» **TASK DETAILS**: Drop the pictures, then extract the listing word for word.

-=-=-=-=-

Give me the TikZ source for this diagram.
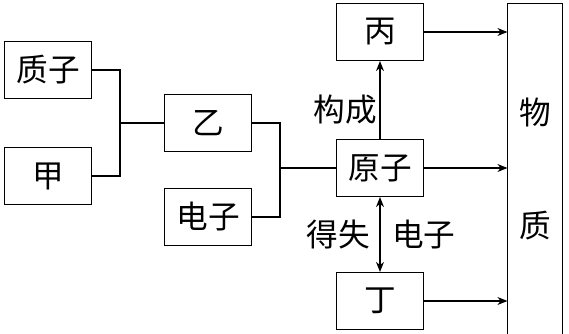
\documentclass[tikz,border=0pt]{standalone}
\usepackage{fontspec}
\setmainfont{Noto Sans CJK SC}
\usetikzlibrary{positioning,arrows.meta}

\begin{document}
\begin{tikzpicture}[
  x=0.03cm, y=-0.03cm,
  font=\fontsize{27}{30}\selectfont,
  line width=1pt,
  box/.style={draw, minimum width=2.61cm, minimum height=1.71cm, inner sep=0pt},
  arr/.style={-{Stealth[length=3mm, width=2.4mm]}},
  darr/.style={{Stealth[length=3mm, width=2.4mm]}-{Stealth[length=3mm, width=2.4mm]}},
]
\useasboundingbox (0,0) rectangle (569,333);
% left part
\node[box] (zhizi) at (48,70) {质子};
\node[box] (jia) at (48,176) {甲};
\node[box] (yi) at (208,123) {乙};
\node[box] (dianzi) at (208,217) {电子};
\coordinate (j1) at (120,123);
\coordinate (j2) at (280,168);
\draw (zhizi.east) -| (j1) |- (jia.east);
\draw (j1) -- (yi.west);
\draw (yi.east) -| (j2) |- (dianzi.east);
% middle column
\node[box] (yuanzi) at (380,168) {原子};
\node[box] (bing) at (380,32) {丙};
\node[box] (ding) at (380,301) {丁};
\draw (j2) -- (yuanzi.west);
\draw[arr] (yuanzi.north) -- (bing.south)
  node[pos=0.38, left, inner sep=2pt] {构成};
\draw[darr] (yuanzi.south) -- (ding.north)
  node[midway, left=8pt, inner sep=0pt] {得失}
  node[midway, right=10pt, inner sep=0pt] {电子};
% right column
\node[minimum width=1.62cm, minimum height=9.9cm, inner sep=0pt, align=center] (wuzhi) at (535,169)
  {物\\[2.35cm]质};
\draw (wuzhi.south west) |- (wuzhi.north east) -- (wuzhi.south east);
\draw[arr] (bing.east) -- (bing.east -| wuzhi.west);
\draw[arr] (yuanzi.east) -- (yuanzi.east -| wuzhi.west);
\draw[arr] (ding.east) -- (ding.east -| wuzhi.west);
\end{tikzpicture}
\end{document}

-=-=-=-=-

» **EXPECTED ANSWER**:
Give me the TikZ source for this diagram.
\documentclass[tikz,border=0pt]{standalone}
\usepackage{fontspec}
\setmainfont{Noto Sans CJK SC}
\usetikzlibrary{positioning,arrows.meta}

\begin{document}
\begin{tikzpicture}[
  x=0.03cm, y=-0.03cm,
  font=\fontsize{27}{30}\selectfont,
  line width=1pt,
  box/.style={draw, minimum width=2.61cm, minimum height=1.71cm, inner sep=0pt},
  arr/.style={-{Stealth[length=3mm, width=2.4mm]}},
  darr/.style={{Stealth[length=3mm, width=2.4mm]}-{Stealth[length=3mm, width=2.4mm]}},
]
\useasboundingbox (0,0) rectangle (569,333);
% left part
\node[box] (zhizi) at (48,70) {质子};
\node[box] (jia) at (48,176) {甲};
\node[box] (yi) at (208,123) {乙};
\node[box] (dianzi) at (208,217) {电子};
\coordinate (j1) at (120,123);
\coordinate (j2) at (280,168);
\draw (zhizi.east) -| (j1) |- (jia.east);
\draw (j1) -- (yi.west);
\draw (yi.east) -| (j2) |- (dianzi.east);
% middle column
\node[box] (yuanzi) at (380,168) {原子};
\node[box] (bing) at (380,32) {丙};
\node[box] (ding) at (380,301) {丁};
\draw (j2) -- (yuanzi.west);
\draw[arr] (yuanzi.north) -- (bing.south)
  node[pos=0.38, left, inner sep=2pt] {构成};
\draw[darr] (yuanzi.south) -- (ding.north)
  node[midway, left=8pt, inner sep=0pt] {得失}
  node[midway, right=10pt, inner sep=0pt] {电子};
% right column
\node[minimum width=1.62cm, minimum height=9.9cm, inner sep=0pt, align=center] (wuzhi) at (535,169)
  {物\\[2.35cm]质};
\draw (wuzhi.south west) |- (wuzhi.north east) -- (wuzhi.south east);
\draw[arr] (bing.east) -- (bing.east -| wuzhi.west);
\draw[arr] (yuanzi.east) -- (yuanzi.east -| wuzhi.west);
\draw[arr] (ding.east) -- (ding.east -| wuzhi.west);
\end{tikzpicture}
\end{document}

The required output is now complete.